Amélie costruisce da sé il mondo in cui vive, non per fare grandi cose ma per toccare e ammirare da vicino quelle più piccole e inosservate, quelle che sono sotto gli occhi di tutti e che proprio per questo nessuno vede. Voltarsi nel buio e guardare le facce degli spettatori nel cinema, osservare una mosca sullo schermo o affondare le mani nei legumi sono alcuni dei piaceri che la ragazza predilige, tutti aventi lo stesso senso del far rimbalzare i sassi sul Canal Saint-Martin: gettare un sasso nello stagno equivale a sconvolgere un equilibrio altrimenti immobile generando un movimento che coinvolge a distanza tutta una serie di elementi che mutano, la concatenazione d’eventi messa in atto da una sola azione è enormemente affascinante e rivela il bisogno e la profondità del sentire. Nonostante gli artifici, lo stile surrealisticamente pop, gli effetti speciali e i movimenti di macchina spiraliformi attraverso l’artificio Jeunet ricerca la pura dimensione del sentire, quella che esprimono i tre ragazzi che corrono nella scena tratta da Jules e Jim.
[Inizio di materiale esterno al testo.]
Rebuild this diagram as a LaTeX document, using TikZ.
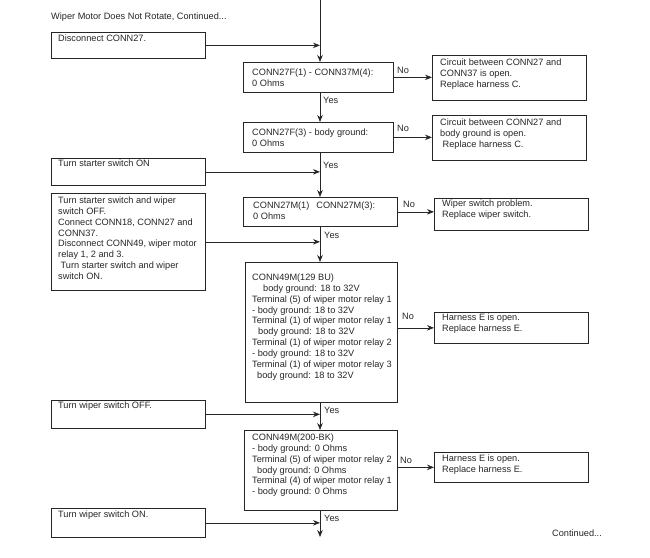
\documentclass[tikz,border=0pt]{standalone}
\usepackage{fontspec}
\setmainfont{Liberation Sans}
\usetikzlibrary{arrows.meta}
\begin{document}
\begin{tikzpicture}[x=1pt,y=-1pt,
  box/.style={draw=black!85, line width=0.7pt, rectangle, inner sep=0pt, anchor=north west},
  txt/.style={anchor=north west, inner sep=0pt, align=left, font=\fontsize{9.2}{10.9}\selectfont, text=black!85},
  lbl/.style={anchor=west, inner sep=0pt, font=\fontsize{9.2}{10.9}\selectfont, text=black!85},
  arr/.style={draw=black!85, line width=0.7pt, -{Stealth[length=7pt,width=5.5pt]}}]
\useasboundingbox (0,0) rectangle (650,557);
% boxes
\node[box, minimum width=154pt, minimum height=26pt] (L1) at (51,32) {};
\node[box, minimum width=154pt, minimum height=27pt] (L2) at (51,158) {};
\node[box, minimum width=154pt, minimum height=97pt] (L3) at (51,193) {};
\node[box, minimum width=154pt, minimum height=28pt] (L4) at (51,400) {};
\node[box, minimum width=154pt, minimum height=29pt] (L5) at (51,508) {};
\node[box, minimum width=150pt, minimum height=30pt] (C1) at (243,62) {};
\node[box, minimum width=150pt, minimum height=30pt] (C2) at (243,122) {};
\node[box, minimum width=154pt, minimum height=29pt] (C3) at (243,197) {};
\node[box, minimum width=152pt, minimum height=140pt] (C4) at (245,262) {};
\node[box, minimum width=153pt, minimum height=80pt] (C5) at (244,430) {};
\node[box, minimum width=154pt, minimum height=45pt] (R1) at (432,55) {};
\node[box, minimum width=154pt, minimum height=45pt] (R2) at (432,115) {};
\node[box, minimum width=154pt, minimum height=32pt] (R3) at (434,198) {};
\node[box, minimum width=154pt, minimum height=31pt] (R4) at (434,312) {};
\node[box, minimum width=154pt, minimum height=30pt] (R5) at (434,452) {};
% texts
\node[txt] (title) at (51,12.5) {Wiper Motor Does Not Rotate, Continued...};
\node[txt] (tL1) at (58,34.5) {Disconnect CONN27.};
\node[txt] (tL2) at (58,159.5) {Turn starter switch ON};
\node[txt] (tL3) at (58,196.5) {Turn starter switch and wiper\\switch OFF.\\Connect CONN18, CONN27 and\\CONN37.\\Disconnect CONN49, wiper motor\\relay 1, 2 and 3.\\\hspace{2.5pt}Turn starter switch and wiper\\switch ON.};
\node[txt] (tL4) at (58,401.5) {Turn wiper switch OFF.};
\node[txt] (tL5) at (58,510.5) {Turn wiper switch ON.};
\node[txt] (tC1) at (252,69) {CONN27F(1) - CONN37M(4):\\0 Ohms};
\node[txt] (tC2) at (252,129) {CONN27F(3) - body ground:\\0 Ohms};
\node[txt] (tC3) at (253,201.5) {CONN27M(1)\hspace{7pt}CONN27M(3):\\0 Ohms};
\node[txt] (tC4) at (252,273.5) {CONN49M(129 BU)\\\hspace{11pt}body ground: 18 to 32V\\Terminal (5) of wiper motor relay 1\\- body ground: 18 to 32V\\Terminal (1) of wiper motor relay 1\\\hspace{6pt}body ground: 18 to 32V\\Terminal (1) of wiper motor relay 2\\- body ground: 18 to 32V\\Terminal (1) of wiper motor relay 3\\\hspace{5pt}body ground: 18 to 32V};
\node[txt] (tC5) at (252,433.5) {CONN49M(200-BK)\\- body ground: 0 Ohms\\Terminal (5) of wiper motor relay 2\\\hspace{5pt}body ground: 0 Ohms\\Terminal (4) of wiper motor relay 1\\- body ground: 0 Ohms};
\node[txt] (tR1) at (440,58.5) {Circuit between CONN27 and\\CONN37 is open.\\Replace harness C.};
\node[txt] (tR2) at (440,118.5) {Circuit between CONN27 and\\body ground is open.\\\hspace{2.5pt}Replace harness C.};
\node[txt] (tR3) at (442,199.5) {Wiper switch problem.\\Replace wiper switch.};
\node[txt] (tR4) at (442,313.5) {Harness E is open.\\Replace harness E.};
\node[txt] (tR5) at (442,454.5) {Harness E is open.\\Replace harness E.};
\node[txt] (cont) at (552,529.5) {Continued...};
% main line
\coordinate (top) at (320,0);
\coordinate (bot) at (320,537);
\draw[arr] (top) -- (C1.north -| top);
\draw[arr] (C1.south -| top) -- (C2.north -| top);
\draw[arr] (C2.south -| top) -- (C3.north -| top);
\draw[arr] (C3.south -| top) -- (C4.north -| top);
\draw[arr] (C4.south -| top) -- (C5.north -| top);
\draw[arr] (C5.south -| top) -- (bot);
% incoming
\draw[arr] (L1.east) -- (L1.east -| top);
\draw[arr] (L2.east) -- (L2.east -| top);
\draw[arr] (L3.east) -- (L3.east -| top);
\draw[arr] (L4.east) -- (L4.east -| top);
\draw[arr] (L5.east) -- (L5.east -| top);
% no branches
\draw[arr] (C1.east) -- (C1.east -| R1.west);
\draw[arr] (C2.east) -- (C2.east -| R2.west);
\draw[arr] (C3.east) -- (C3.east -| R3.west);
\draw[arr] (C4.east |- R4.west) -- (R4.west);
\draw[arr] (C5.east |- R5.west) -- (R5.west);
% labels
\node[lbl] (y1) at (323,100) {Yes};
\node[lbl] (y2) at (323,165) {Yes};
\node[lbl] (y3) at (324,235) {Yes};
\node[lbl] (y4) at (324,410) {Yes};
\node[lbl] (y5) at (324,518) {Yes};
\node[lbl] (n1) at (397,70) {No};
\node[lbl] (n2) at (397,128) {No};
\node[lbl] (n3) at (403,204) {No};
\node[lbl] (n4) at (402,316) {No};
\node[lbl] (n5) at (400,460) {No};
\end{tikzpicture}
\end{document}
Così pure le musiche di Yann Tiersen evocano un ritorno alle origini, ripescando nella tradizione folcloristica francese, con fisarmonica e pianoforte sempre in primo piano, producendo toni nostalgicamente romantici che spesso prendono il posto della voice off in un vero è proprio scambio drammaturgico.
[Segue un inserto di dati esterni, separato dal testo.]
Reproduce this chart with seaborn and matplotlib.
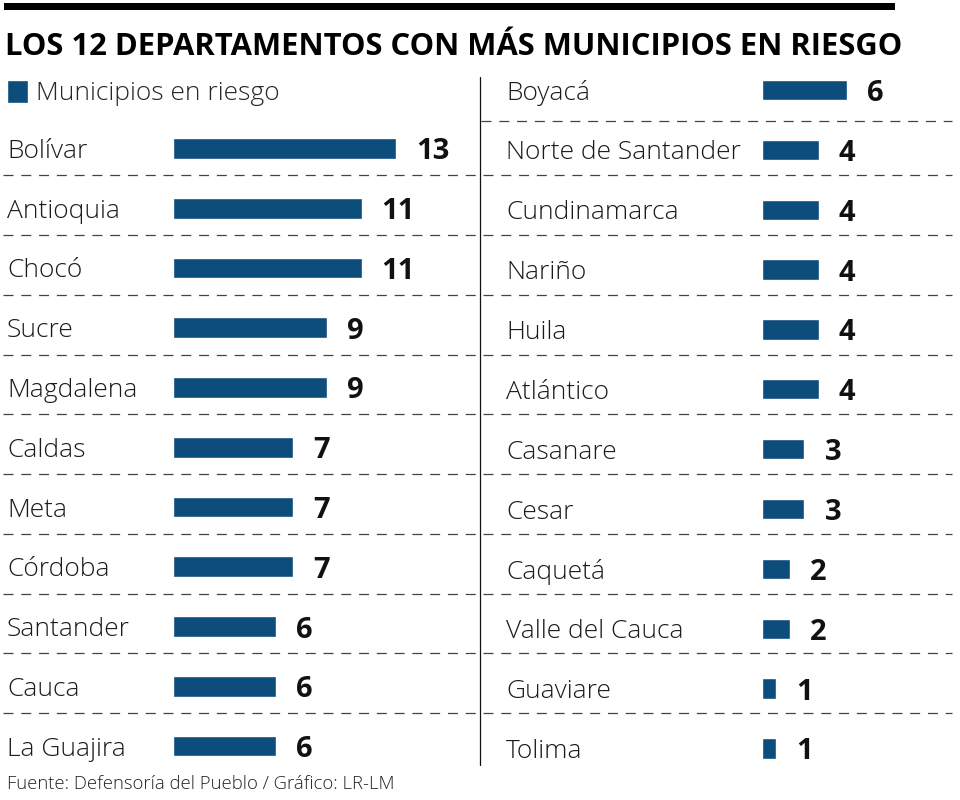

Nella monografia dedicata al regista, Massimo Rota parla del bisogno di «affermare il proprio diritto alla leggerezza» esercitato da Amélie attraverso la fantasia. Vivere e crearsi una realtà assurda non significa auto ingannarsi ma, in questo caso, vivere nel modo più sincero possibile - anche se questo significa far arrivare lettere con quarant’anni di ritardo, far viaggiare nani da giardino o punire la superbia del fruttivendolo con intrusioni in casa e dispetti continui. Mettendo in crisi il buon senso piccolo borghese il regista denuncia la necessità di riappropriarsi della propria esistenza: alcuni hanno bisogno di un incoraggiamento, di un esempio da seguire, come un nano giramondo che sparisce e invia fotografie dei posti in cui è stato. Votarsi agli altri va bene, ma Amélie deve modificare anche la sua esistenza se vuole vivere davvero, deve mettersi in gioco e ricomporre i frammenti della propria fotografia per costruirsi un’ identità. Necessita quindi di un bisogno, di un desiderio che sia suo, qualcosa di importante per lei da realizzare, un amore affine che trova in Nino, il misterioso ragazzo che colleziona fototessere di sconosciuti. Trovare l’amore, quel sentimento con il quale ha giocato finché non si è resa conto di voler stare con Nino perché innamorata di lui, rivela tutta la sua funzione salvifica. Per la prima volta la ragazza ha a che fare con qualcosa di concretamente grande che non è solo suo, qualcosa che può condividere senza essere più sola. Scriverà sul muro, citando il suo amico scrittore Hipolito (Artus de Penguern): «Senza di te le emozioni di oggi sarebbero la pelle morta delle emozioni passate.» Finalmente Amélie ha capito ciò a cui sta pensando la ragazza con bicchiere de La colazione dei canottieri di Pierre-Auguste Renoir: ha capito perché il suo isolamento la trasforma automaticamente in centro del quadro.